** Records shown **
########

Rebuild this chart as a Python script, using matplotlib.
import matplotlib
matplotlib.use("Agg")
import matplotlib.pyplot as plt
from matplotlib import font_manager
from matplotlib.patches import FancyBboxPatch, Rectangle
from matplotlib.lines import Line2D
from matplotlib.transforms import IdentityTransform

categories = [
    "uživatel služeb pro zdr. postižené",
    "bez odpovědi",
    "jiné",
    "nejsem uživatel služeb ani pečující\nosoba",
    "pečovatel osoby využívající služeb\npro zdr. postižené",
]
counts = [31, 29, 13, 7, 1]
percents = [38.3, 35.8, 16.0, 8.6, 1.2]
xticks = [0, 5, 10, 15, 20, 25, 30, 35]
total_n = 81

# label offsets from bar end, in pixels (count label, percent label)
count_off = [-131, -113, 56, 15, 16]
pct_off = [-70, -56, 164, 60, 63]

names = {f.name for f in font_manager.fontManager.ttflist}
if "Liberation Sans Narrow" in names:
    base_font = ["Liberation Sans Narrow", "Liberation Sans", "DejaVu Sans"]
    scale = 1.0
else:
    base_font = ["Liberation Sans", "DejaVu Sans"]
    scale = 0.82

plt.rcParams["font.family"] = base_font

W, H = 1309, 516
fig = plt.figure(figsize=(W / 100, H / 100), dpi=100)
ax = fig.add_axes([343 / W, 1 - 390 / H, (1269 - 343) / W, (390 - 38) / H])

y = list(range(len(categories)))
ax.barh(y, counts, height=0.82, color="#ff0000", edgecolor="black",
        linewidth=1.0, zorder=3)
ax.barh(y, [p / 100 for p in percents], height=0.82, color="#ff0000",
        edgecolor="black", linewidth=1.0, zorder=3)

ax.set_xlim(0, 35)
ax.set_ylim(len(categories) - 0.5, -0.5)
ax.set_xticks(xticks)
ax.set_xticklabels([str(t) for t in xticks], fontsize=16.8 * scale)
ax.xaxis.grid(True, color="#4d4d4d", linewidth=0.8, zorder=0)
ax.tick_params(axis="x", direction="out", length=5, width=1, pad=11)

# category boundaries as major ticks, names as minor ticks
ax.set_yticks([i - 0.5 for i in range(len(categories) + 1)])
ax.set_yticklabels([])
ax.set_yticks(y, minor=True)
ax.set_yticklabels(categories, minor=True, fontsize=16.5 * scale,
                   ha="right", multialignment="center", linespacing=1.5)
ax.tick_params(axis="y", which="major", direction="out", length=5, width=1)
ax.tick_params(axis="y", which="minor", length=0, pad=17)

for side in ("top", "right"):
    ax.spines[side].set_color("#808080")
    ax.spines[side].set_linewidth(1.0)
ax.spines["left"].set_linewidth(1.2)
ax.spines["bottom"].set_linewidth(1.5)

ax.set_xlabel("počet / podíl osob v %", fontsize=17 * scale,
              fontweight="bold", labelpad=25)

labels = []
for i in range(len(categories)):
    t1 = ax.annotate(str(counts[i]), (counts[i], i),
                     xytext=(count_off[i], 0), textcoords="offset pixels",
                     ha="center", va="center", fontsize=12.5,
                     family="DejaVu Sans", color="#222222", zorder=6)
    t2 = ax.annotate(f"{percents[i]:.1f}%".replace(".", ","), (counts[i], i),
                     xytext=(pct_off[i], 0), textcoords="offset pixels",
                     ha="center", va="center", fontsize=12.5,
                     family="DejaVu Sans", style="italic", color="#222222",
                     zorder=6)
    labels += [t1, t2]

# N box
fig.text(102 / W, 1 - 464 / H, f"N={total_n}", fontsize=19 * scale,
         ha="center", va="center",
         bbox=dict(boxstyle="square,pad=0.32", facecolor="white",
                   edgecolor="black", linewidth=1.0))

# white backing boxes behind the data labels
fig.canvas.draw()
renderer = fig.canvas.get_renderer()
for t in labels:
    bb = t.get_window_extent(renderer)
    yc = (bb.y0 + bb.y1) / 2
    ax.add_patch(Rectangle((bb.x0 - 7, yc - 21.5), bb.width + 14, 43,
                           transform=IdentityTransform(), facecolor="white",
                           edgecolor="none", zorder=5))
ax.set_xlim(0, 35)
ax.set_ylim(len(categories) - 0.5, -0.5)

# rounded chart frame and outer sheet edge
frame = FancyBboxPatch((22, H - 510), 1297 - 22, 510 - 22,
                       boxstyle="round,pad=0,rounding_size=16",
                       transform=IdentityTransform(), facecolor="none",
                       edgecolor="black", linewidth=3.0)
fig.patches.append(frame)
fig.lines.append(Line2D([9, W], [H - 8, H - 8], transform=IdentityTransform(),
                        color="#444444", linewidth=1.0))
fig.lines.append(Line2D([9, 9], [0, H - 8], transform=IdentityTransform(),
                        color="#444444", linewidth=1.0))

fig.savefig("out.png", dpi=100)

########

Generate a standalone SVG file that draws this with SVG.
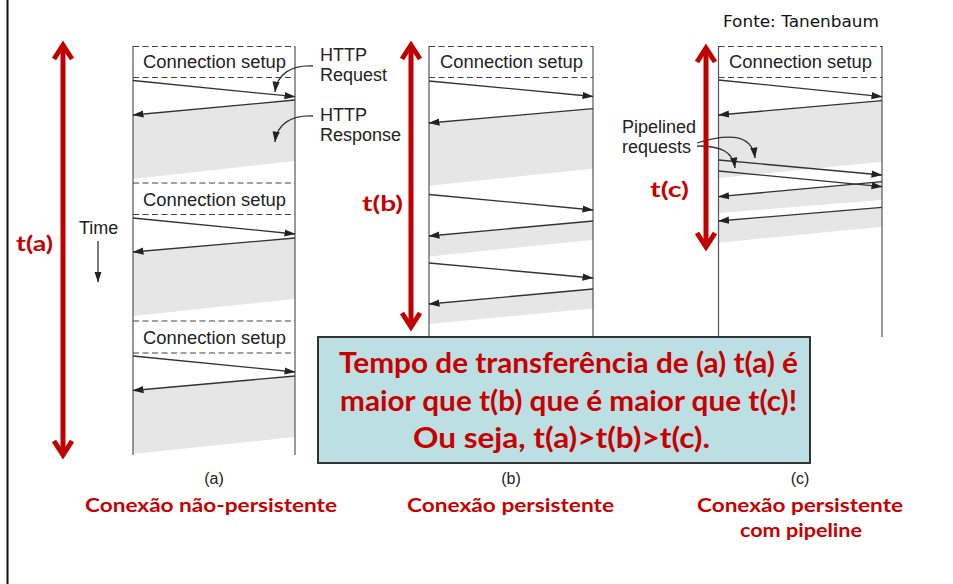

########

** Written instruction **
Retype, word for word, every line from the line with "Rebuild this chart" to the line with "total_n = 81", inclusive. Add nothing.

** Response to this task **
Rebuild this chart as a Python script, using matplotlib.
import matplotlib
matplotlib.use("Agg")
import matplotlib.pyplot as plt
from matplotlib import font_manager
from matplotlib.patches import FancyBboxPatch, Rectangle
from matplotlib.lines import Line2D
from matplotlib.transforms import IdentityTransform

categories = [
    "uživatel služeb pro zdr. postižené",
    "bez odpovědi",
    "jiné",
    "nejsem uživatel služeb ani pečující\nosoba",
    "pečovatel osoby využívající služeb\npro zdr. postižené",
]
counts = [31, 29, 13, 7, 1]
percents = [38.3, 35.8, 16.0, 8.6, 1.2]
xticks = [0, 5, 10, 15, 20, 25, 30, 35]
total_n = 81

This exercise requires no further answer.